I have been having dreams about my teeth falling out since I was a little girl.


Sometimes I will be talking and they will just start falling out in my mouth and I'll start spitting them out and saying omg my teeth! And the person im talkin to will be looking at me like it's not a big deal, like nothings happening. No one can notice but me.

Why?

Other times they will hurt and start getting lose amd when I touch them they begin to fall out in my hand.

Sometimes I even bleed and blood will be pouring out of my mouth with the teeth and still no one notices or cares. What does the blood mean?

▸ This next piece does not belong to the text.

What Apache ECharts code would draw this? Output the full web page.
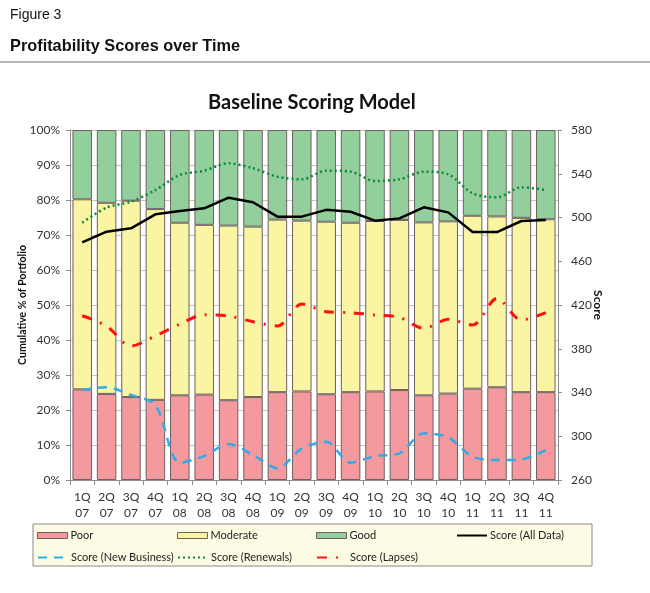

But this last dream I had was the weirdest one....my gums started to feel a little sore and ichy so I touched my tooth and it came out, then alot of my teeth started to come out I looked down at my teeth in my hand and said omg this is real this time I'm not dreaming my teeth are really coming out this time and I really thought it was real.
It felt so real. I showed my mom and she didnt care, my dad kinda did but no one would take me to the dentist.

I started to cry like god im so ugly look at me and my mom said get over it stop crying! I walked around everyone with my mouth closed so they couldn't see and smiled with my mouth closed.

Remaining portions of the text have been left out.